No Longer Pool Deprived
Being sans pool these last 12 or so months, our friends have taken pity on us with invites to swim at their houses. Their kindness has at times helped us from completely losing it during the hot days spent on site supervising the build.
This weekend, however, we are no longer a charity case as our pool is full up with cool aquamarine. As of 1:13pm yesterday, the pump stared up and water gushed forth. Despite waiting 18 months for this moment, watching it fill inch by painful inch over the course of five hours was agony.
The pool has been under construction since the beginning of March. Since those early days when the crew marked out the boundaries with spray paint, it’s been a slow and deliberate process getting the pool to its current state.
First up, the dig. Unlike many horror stories we’ve heard of people bringing dynamite to the site to blast through limestone boulders, we had one kid who spent three weeks shoveling nothing but fluffy nutrient-rich soil with nary a stone in sight (the ones you see piled up were brought in by us for other purposes).
Then, as with so much in Mérida, it was time to build a mamposteria wall running the perimeter of the pool, acting as both sides and footing.
Nearing the end of May, with the temperature soaring, the mamposteria wall was plastered with a hand-mixed concoction of grey concrete and festegral (a powdery substance that is added to concrete to make it waterproof).
The choice of concrete color (or any other finish for that matter) impacts the resulting color of the water (you can get an idea of how it works here). We chose a darker grey, which gives the water a rich turquoise color. Darker colors do cause the pool to absorb more sunlight and warm the water, but we will be balancing this out by erecting a summertime-only shading solution.
For the pool edging, we opted for a stone cap of “tok”, a local limestone that complements the stone wall bordering the rear garden. Working with a stonemason in Dzitya, a town specializing in stone work, we obtained thick machine-cut blocks which were scored on a diagonal to give a rough, non-slip finish.

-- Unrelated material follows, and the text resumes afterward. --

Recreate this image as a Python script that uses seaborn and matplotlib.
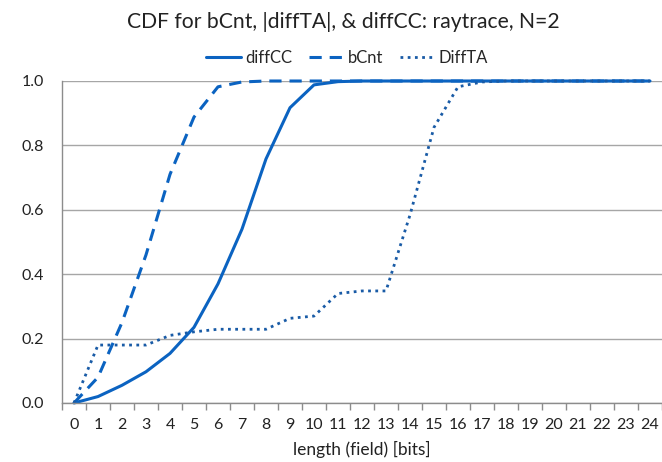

By mid June, with our friends growing tired of our constant come-ons for a swim, it was time to get things finished up. The steps and platform went in by forming mini mamposteria walls, filling them with rubble and finally forming the steps with a layer of concrete/festegral plaster.
Finally, with yet more plaster and a little wire mesh, the floor was laid along with the plumbing and various other boring details (our patience was wearing thin).
Since moving in two weeks ago, we have purposely not asked our contractor when the pool would be completed so as not to appear naggy and perhaps a little disappointed. This approach seems to have paid off, for we were taken by surprise yesterday with news that things were ready to fill.
Granted, our salt water purification system has yet to be installed and our filter is not yet functioning, but for the next few days, we will enjoy our sparkling new pool. Yes, we have a bit more to do, but now wallowing in watery bliss, the end is truly within sight.